The time-course of real-world scene perception: spatial and semantic processing
The time-course of real-world scene perception: spatial and semantic processing
Real-world scene perception unfolds remarkably quickly, yet the underlying visual processes are poorly understood. Space-centered theory – an influential account of early visual processing – maintains that a scene’s spatial structure (e.g., openness, roughness, mean depth) can be rapidly recovered from low-level image statistics. In turn, the statistical relationship between a scene’s spatial properties and its semantic content allows the scene’s semantic identity to be inferred from its layout. We tested this theory by investigating (i) the temporal dynamics of semantic and spatial structure perception in real-world scenes, and (ii) dependencies between spatial and semantic judgements. Participants viewed images for 13.3 to 106.7 msecs (with backward masking), and identified the semantic (e.g., beach, road) or spatial structure (e.g., open, closed off) category. Performance in both tasks was above chance after only 13.3 msecs, and improved with presentation time.
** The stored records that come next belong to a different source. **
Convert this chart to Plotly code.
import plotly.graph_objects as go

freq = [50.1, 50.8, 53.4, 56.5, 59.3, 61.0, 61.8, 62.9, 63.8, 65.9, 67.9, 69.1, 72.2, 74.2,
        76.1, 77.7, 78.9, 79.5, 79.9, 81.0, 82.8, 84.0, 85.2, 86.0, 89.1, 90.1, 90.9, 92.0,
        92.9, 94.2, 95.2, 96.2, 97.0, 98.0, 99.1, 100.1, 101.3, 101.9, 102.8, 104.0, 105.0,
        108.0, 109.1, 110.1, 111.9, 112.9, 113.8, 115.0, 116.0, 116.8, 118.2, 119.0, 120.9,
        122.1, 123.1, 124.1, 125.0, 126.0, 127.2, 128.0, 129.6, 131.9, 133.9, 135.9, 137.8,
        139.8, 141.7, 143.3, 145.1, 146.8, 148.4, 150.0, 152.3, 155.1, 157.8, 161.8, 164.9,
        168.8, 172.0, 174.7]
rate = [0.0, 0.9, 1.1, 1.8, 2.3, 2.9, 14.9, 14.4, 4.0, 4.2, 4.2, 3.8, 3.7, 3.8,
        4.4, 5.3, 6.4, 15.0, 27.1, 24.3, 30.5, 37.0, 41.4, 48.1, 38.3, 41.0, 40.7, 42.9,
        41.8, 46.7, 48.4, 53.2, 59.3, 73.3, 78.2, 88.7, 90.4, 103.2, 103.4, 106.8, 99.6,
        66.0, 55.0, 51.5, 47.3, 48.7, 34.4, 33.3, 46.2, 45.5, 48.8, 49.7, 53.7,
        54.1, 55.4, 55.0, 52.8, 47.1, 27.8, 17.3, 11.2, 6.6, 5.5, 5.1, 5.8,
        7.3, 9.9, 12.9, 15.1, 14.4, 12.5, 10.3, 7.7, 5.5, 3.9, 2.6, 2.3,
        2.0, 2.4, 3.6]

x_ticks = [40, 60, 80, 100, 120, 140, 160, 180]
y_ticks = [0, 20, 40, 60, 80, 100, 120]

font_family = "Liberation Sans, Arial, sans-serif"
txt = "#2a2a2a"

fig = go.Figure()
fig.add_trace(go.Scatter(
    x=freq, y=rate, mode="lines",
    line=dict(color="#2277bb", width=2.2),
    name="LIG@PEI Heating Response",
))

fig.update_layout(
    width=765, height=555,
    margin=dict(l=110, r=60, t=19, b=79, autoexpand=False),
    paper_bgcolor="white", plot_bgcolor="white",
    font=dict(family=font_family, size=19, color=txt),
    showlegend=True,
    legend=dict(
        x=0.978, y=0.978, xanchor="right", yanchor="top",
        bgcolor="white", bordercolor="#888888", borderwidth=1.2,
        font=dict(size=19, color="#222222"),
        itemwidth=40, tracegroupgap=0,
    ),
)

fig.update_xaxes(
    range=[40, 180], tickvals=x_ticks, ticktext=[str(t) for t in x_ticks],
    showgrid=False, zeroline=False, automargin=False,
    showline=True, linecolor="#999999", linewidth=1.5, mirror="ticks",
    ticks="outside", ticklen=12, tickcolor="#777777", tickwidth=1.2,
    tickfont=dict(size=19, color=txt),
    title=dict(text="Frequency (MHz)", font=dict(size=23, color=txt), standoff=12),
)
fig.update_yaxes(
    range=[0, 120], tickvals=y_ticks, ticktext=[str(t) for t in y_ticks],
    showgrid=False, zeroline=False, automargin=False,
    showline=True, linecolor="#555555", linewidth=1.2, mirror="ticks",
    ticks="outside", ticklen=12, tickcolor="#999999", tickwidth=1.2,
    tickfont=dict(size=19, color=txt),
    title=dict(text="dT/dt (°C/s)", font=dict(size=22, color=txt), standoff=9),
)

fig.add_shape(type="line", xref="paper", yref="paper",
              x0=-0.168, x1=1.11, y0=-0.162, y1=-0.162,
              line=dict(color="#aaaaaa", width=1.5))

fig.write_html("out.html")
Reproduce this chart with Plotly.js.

Critically, there was no temporal precedence for spatial discrimination relative to semantic discrimination. The availability of binocular disparity and colour information improved both semantic and spatial structure discrimination. Computational analyses of these data suggest that, instead of using spatial layout to infer semantic categories, as predicted by space-centered theory, the brain does the opposite, exploiting semantic information to discriminate spatial structure categories. These findings challenge traditional ‘bottom-up’ views of scene perception, suggesting an earlier role for semantic processing of visual scenes.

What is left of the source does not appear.